#### [Written problem]
Leaving out every picture, quote the data below exactly as it appears.

#### [Material provided]
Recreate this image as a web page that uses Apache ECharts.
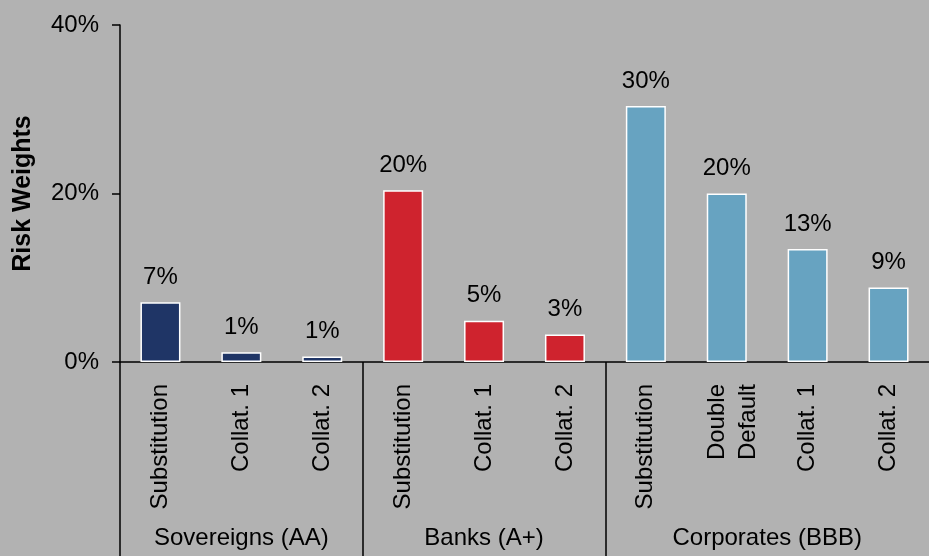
<!DOCTYPE html>
<html>
<head>
<meta charset="utf-8">
<title>Risk Weights</title>
<script src="https://cdn.jsdelivr.net/npm/echarts@6/dist/echarts.min.js"></script>
<style>
html, body { margin: 0; padding: 0; background: #b2b2b2; }
#riskChart { width: 929px; height: 556px; }
</style>
</head>
<body>
<div id="riskChart"></div>
<script>
// 柱子类别
var categories = ['Substitution', 'Collat. 1', 'Collat. 2', 'Substitution', 'Collat. 1', 'Collat. 2', 'Substitution', 'Double\nDefault', 'Collat. 1', 'Collat. 2']
// 风险权重 (%)
var riskWeights = [7.1, 1.15, 0.65, 20.4, 4.9, 3.25, 30.4, 20.0, 13.4, 8.85]
var barColors = ['#1f3566', '#1f3566', '#1f3566', '#cf232e', '#cf232e', '#cf232e', '#67a3c1', '#67a3c1', '#67a3c1', '#67a3c1']
var groupNames = ['Sovereigns (AA)', 'Banks (A+)', 'Corporates (BBB)']
var groupCenters = [1.5, 4.5, 8]
var groupBounds = [0, 3, 6]
var yTicks = [0, 20, 40]

var chart = echarts.init(document.getElementById('riskChart'))
var fontFamily = 'Liberation Sans, Arial, sans-serif'

chart.setOption({
  backgroundColor: '#b2b2b2',
  animation: false,
  grid: {
    left: 120,
    right: -11,
    top: 25,
    bottom: 194,
    containLabel: false
  },
  xAxis: [{
    type: 'category',
    data: categories,
    axisLine: { show: true, lineStyle: { color: '#000', width: 1.5 } },
    axisTick: { show: false },
    axisLabel: {
      interval: 0,
      rotate: 90,
      margin: 22,
      fontSize: 24,
      lineHeight: 31,
      color: '#000',
      fontFamily: fontFamily,
      formatter: function (v) {
        // 两行标签稍微右移
        return v.indexOf('\n') > -1 ? '{pad| }\n' + v : v
      },
      rich: {
        pad: { fontSize: 10, lineHeight: 12 }
      }
    }
  }, {
    // 分组标签和分隔线
    type: 'value',
    position: 'bottom',
    min: 0,
    max: 10,
    axisLine: { show: false },
    splitLine: { show: false },
    axisTick: {
      show: true,
      customValues: groupBounds,
      length: 194,
      lineStyle: { color: '#000', width: 1.5 }
    },
    axisLabel: {
      customValues: groupCenters,
      margin: 164,
      fontSize: 24,
      color: '#000',
      fontFamily: fontFamily,
      formatter: function (v) {
        return groupNames[groupCenters.indexOf(v)]
      }
    }
  }],
  yAxis: {
    type: 'value',
    min: yTicks[0],
    max: yTicks[yTicks.length - 1],
    interval: 20,
    name: 'Risk Weights',
    nameLocation: 'middle',
    nameGap: 84,
    nameTextStyle: {
      fontSize: 25,
      fontWeight: 'bold',
      color: '#000',
      fontFamily: fontFamily
    },
    axisLine: { show: true, lineStyle: { color: '#000', width: 1.5 } },
    axisTick: { show: true, length: 8, lineStyle: { color: '#000', width: 1.5 } },
    splitLine: { show: false },
    axisLabel: {
      margin: 21,
      fontSize: 24,
      color: '#000',
      fontFamily: fontFamily,
      formatter: '{value}%'
    }
  },
  series: [{
    type: 'bar',
    xAxisIndex: 0,
    barWidth: 40,
    data: riskWeights.map(function (v, i) {
      return { value: v, itemStyle: { color: barColors[i] } }
    }),
    itemStyle: {
      borderColor: '#fff',
      borderWidth: 1.5
    },
    label: {
      show: true,
      position: 'top',
      distance: 13,
      fontSize: 24,
      color: '#000',
      fontFamily: fontFamily,
      formatter: function (p) {
        return Math.round(p.value) + '%'
      }
    }
  }]
})
</script>
</body>
</html>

#### [Result of the task]
Recreate this image as a web page that uses Apache ECharts.
<!DOCTYPE html>
<html>
<head>
<meta charset="utf-8">
<title>Risk Weights</title>
<script src="https://cdn.jsdelivr.net/npm/echarts@6/dist/echarts.min.js"></script>
<style>
html, body { margin: 0; padding: 0; background: #b2b2b2; }
#riskChart { width: 929px; height: 556px; }
</style>
</head>
<body>
<div id="riskChart"></div>
<script>
// 柱子类别
var categories = ['Substitution', 'Collat. 1', 'Collat. 2', 'Substitution', 'Collat. 1', 'Collat. 2', 'Substitution', 'Double\nDefault', 'Collat. 1', 'Collat. 2']
// 风险权重 (%)
var riskWeights = [7.1, 1.15, 0.65, 20.4, 4.9, 3.25, 30.4, 20.0, 13.4, 8.85]
var barColors = ['#1f3566', '#1f3566', '#1f3566', '#cf232e', '#cf232e', '#cf232e', '#67a3c1', '#67a3c1', '#67a3c1', '#67a3c1']
var groupNames = ['Sovereigns (AA)', 'Banks (A+)', 'Corporates (BBB)']
var groupCenters = [1.5, 4.5, 8]
var groupBounds = [0, 3, 6]
var yTicks = [0, 20, 40]

var chart = echarts.init(document.getElementById('riskChart'))
var fontFamily = 'Liberation Sans, Arial, sans-serif'

chart.setOption({
  backgroundColor: '#b2b2b2',
  animation: false,
  grid: {
    left: 120,
    right: -11,
    top: 25,
    bottom: 194,
    containLabel: false
  },
  xAxis: [{
    type: 'category',
    data: categories,
    axisLine: { show: true, lineStyle: { color: '#000', width: 1.5 } },
    axisTick: { show: false },
    axisLabel: {
      interval: 0,
      rotate: 90,
      margin: 22,
      fontSize: 24,
      lineHeight: 31,
      color: '#000',
      fontFamily: fontFamily,
      formatter: function (v) {
        // 两行标签稍微右移
        return v.indexOf('\n') > -1 ? '{pad| }\n' + v : v
      },
      rich: {
        pad: { fontSize: 10, lineHeight: 12 }
      }
    }
  }, {
    // 分组标签和分隔线
    type: 'value',
    position: 'bottom',
    min: 0,
    max: 10,
    axisLine: { show: false },
    splitLine: { show: false },
    axisTick: {
      show: true,
      customValues: groupBounds,
      length: 194,
      lineStyle: { color: '#000', width: 1.5 }
    },
    axisLabel: {
      customValues: groupCenters,
      margin: 164,
      fontSize: 24,
      color: '#000',
      fontFamily: fontFamily,
      formatter: function (v) {
        return groupNames[groupCenters.indexOf(v)]
      }
    }
  }],
  yAxis: {
    type: 'value',
    min: yTicks[0],
    max: yTicks[yTicks.length - 1],
    interval: 20,
    name: 'Risk Weights',
    nameLocation: 'middle',
    nameGap: 84,
    nameTextStyle: {
      fontSize: 25,
      fontWeight: 'bold',
      color: '#000',
      fontFamily: fontFamily
    },
    axisLine: { show: true, lineStyle: { color: '#000', width: 1.5 } },
    axisTick: { show: true, length: 8, lineStyle: { color: '#000', width: 1.5 } },
    splitLine: { show: false },
    axisLabel: {
      margin: 21,
      fontSize: 24,
      color: '#000',
      fontFamily: fontFamily,
      formatter: '{value}%'
    }
  },
  series: [{
    type: 'bar',
    xAxisIndex: 0,
    barWidth: 40,
    data: riskWeights.map(function (v, i) {
      return { value: v, itemStyle: { color: barColors[i] } }
    }),
    itemStyle: {
      borderColor: '#fff',
      borderWidth: 1.5
    },
    label: {
      show: true,
      position: 'top',
      distance: 13,
      fontSize: 24,
      color: '#000',
      fontFamily: fontFamily,
      formatter: function (p) {
        return Math.round(p.value) + '%'
      }
    }
  }]
})
</script>
</body>
</html>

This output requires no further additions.